Oxovanadium(IV) perchlorate is an inorganic compound containing the vanadyl ion, VO^{2+}, and perchlorate anions, with the formula VO(ClO_{4})_{2}. It is usually encountered in hydrated form or in aqueous solution. The pentahydrate, VO(ClO_{4})_{2}·5H_{2}O, is a well-characterized form.

== Preparation ==
Oxovanadium(IV) perchlorate can be prepared from vanadyl sulfate by metathesis with a soluble perchlorate salt. For example, aqueous vanadyl sulfate and barium perchlorate react to precipitate insoluble barium sulfate, leaving oxovanadium(IV) perchlorate in solution:

VOSO_{4} + Ba(ClO_{4})_{2} → VO(ClO_{4})_{2} + BaSO_{4}↓

The resulting solution can be concentrated by evaporation.
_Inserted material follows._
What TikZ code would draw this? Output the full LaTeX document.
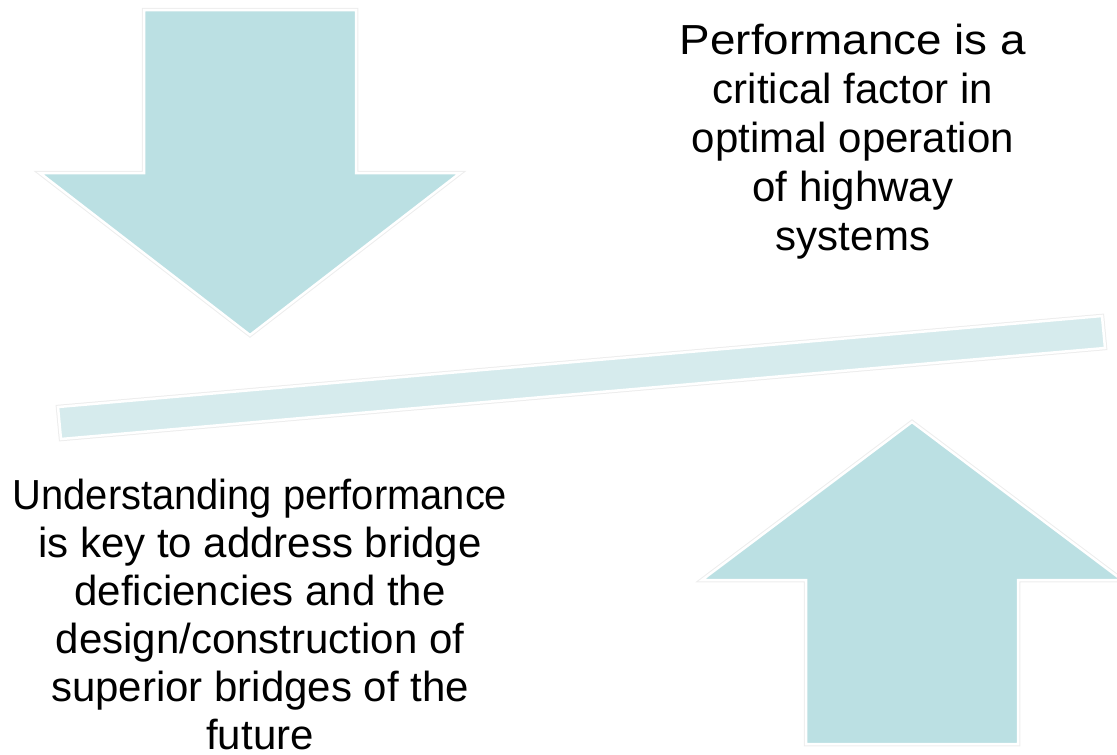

An older preparation used vanadium(IV) hydroxide and approximately 3.5 N perchloric acid.

== Properties ==
=== Hydration and aqueous structure ===
The pentahydrate, VO(ClO_{4})_{2}·5H_{2}O, dissolves readily in water. In dilute aqueous solution the vanadium(IV) centre is present predominantly as the pentaaquaoxovanadium(IV) ion, [VO(H_{2}O)_{5}]^{2+}, with perchlorate acting mainly as a non-coordinating counterion.

Modern structural and spectroscopic studies of aqueous VO(ClO_{4})_{2} likewise support a strongly hydrated VO^{2+} cation with weak perchlorate coordination in water.

The characteristic blue colour of its aqueous solutions is due to the d^{1} oxovanadium(IV) ion.

=== Coordination chemistry ===
Oxovanadium(IV) perchlorate is commonly used as a source of VO^{2+} in coordination chemistry because perchlorate is only weakly coordinating.

Addition of dimethyl sulfoxide to concentrated aqueous VO(ClO_{4})_{2} gives the complex [VO(DMSO)_{5}](ClO_{4})_{2}. Similar complexes are known with other oxygen-donor ligands.

A methyl phenyl sulfoxide complex of composition
VO(ClO_{4})_{2}·4MPSO
has also been reported.

Oxovanadium(IV) perchlorate has therefore been widely used as a precursor to other vanadyl complexes.

== Safety ==
Oxovanadium(IV) perchlorate is an oxidizing perchlorate salt. Contact with combustible or strongly reducing materials should be avoided.